* **WHAT IS NEEDED**:
Print word for word the first line of the listing below and every line after it, through the line with "import plotly.graph_objects as go". Leave out the pictures and the rest.

-- BEGIN DATA SHOWN --

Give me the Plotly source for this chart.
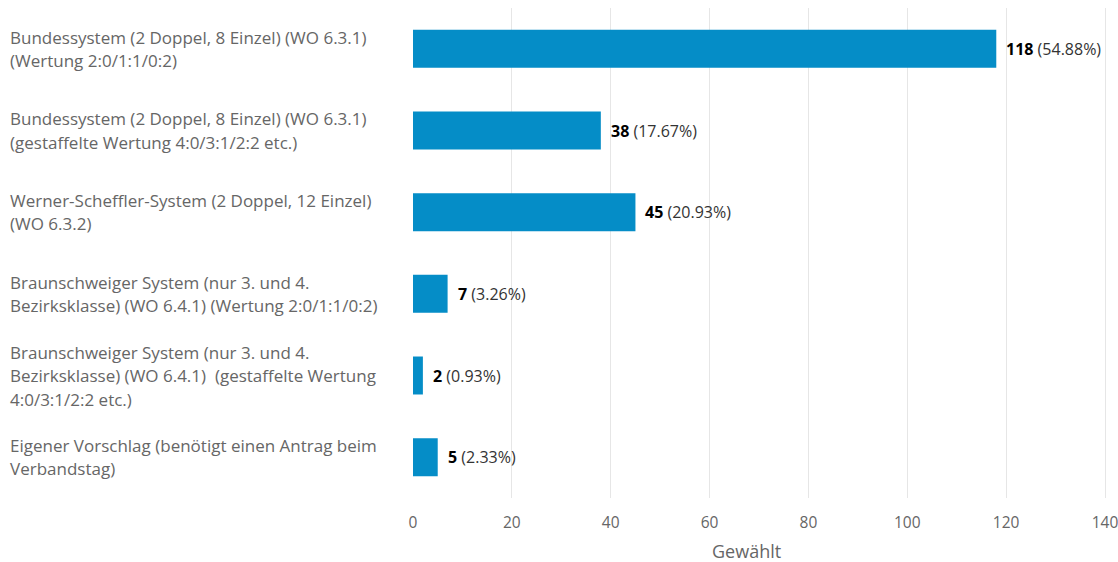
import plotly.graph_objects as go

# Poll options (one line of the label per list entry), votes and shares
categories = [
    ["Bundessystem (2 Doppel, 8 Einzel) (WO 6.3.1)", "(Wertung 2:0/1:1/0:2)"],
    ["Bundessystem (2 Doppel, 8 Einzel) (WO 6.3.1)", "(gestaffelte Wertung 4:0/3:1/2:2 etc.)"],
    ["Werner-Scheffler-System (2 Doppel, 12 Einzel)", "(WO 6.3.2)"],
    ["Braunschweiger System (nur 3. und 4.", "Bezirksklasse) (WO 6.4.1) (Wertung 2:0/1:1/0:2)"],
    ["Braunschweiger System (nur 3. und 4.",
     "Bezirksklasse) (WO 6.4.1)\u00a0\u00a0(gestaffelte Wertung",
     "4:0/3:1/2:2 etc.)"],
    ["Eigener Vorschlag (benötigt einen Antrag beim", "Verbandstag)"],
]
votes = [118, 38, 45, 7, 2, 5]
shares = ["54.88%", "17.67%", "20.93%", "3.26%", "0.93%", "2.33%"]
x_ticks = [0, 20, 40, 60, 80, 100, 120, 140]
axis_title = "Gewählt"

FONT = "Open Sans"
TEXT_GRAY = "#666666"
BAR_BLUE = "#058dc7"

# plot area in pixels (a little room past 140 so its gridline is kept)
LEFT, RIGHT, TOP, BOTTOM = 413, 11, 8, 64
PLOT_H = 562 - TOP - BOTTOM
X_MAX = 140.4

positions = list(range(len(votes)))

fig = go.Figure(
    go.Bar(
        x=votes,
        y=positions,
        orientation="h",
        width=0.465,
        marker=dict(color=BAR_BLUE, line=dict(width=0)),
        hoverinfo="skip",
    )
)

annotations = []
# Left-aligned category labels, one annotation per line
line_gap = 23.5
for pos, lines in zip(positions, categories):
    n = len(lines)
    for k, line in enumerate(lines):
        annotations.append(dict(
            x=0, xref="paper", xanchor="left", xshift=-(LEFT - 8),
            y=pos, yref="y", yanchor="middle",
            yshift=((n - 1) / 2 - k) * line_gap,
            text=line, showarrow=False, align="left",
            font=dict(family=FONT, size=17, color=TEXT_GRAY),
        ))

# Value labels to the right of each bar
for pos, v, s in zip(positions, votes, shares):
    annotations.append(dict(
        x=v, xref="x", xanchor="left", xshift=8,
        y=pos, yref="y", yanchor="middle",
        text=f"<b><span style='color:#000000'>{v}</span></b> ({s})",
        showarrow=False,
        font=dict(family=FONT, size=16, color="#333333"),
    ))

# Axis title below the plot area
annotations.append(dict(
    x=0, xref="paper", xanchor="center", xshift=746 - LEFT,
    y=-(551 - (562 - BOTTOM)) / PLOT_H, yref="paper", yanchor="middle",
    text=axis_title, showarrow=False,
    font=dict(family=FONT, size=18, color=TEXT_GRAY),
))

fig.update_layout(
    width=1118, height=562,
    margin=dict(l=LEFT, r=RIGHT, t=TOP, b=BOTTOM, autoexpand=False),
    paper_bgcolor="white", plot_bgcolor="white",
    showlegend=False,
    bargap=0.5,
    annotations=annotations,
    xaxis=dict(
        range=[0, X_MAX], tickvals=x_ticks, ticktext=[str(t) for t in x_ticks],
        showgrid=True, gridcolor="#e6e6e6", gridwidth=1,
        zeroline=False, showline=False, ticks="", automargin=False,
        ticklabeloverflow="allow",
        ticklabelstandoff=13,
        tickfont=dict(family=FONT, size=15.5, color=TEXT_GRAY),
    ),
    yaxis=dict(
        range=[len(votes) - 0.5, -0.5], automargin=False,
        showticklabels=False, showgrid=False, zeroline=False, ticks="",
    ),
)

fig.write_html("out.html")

-- END DATA SHOWN --

* **FINAL RESULT**:
Give me the Plotly source for this chart.
import plotly.graph_objects as go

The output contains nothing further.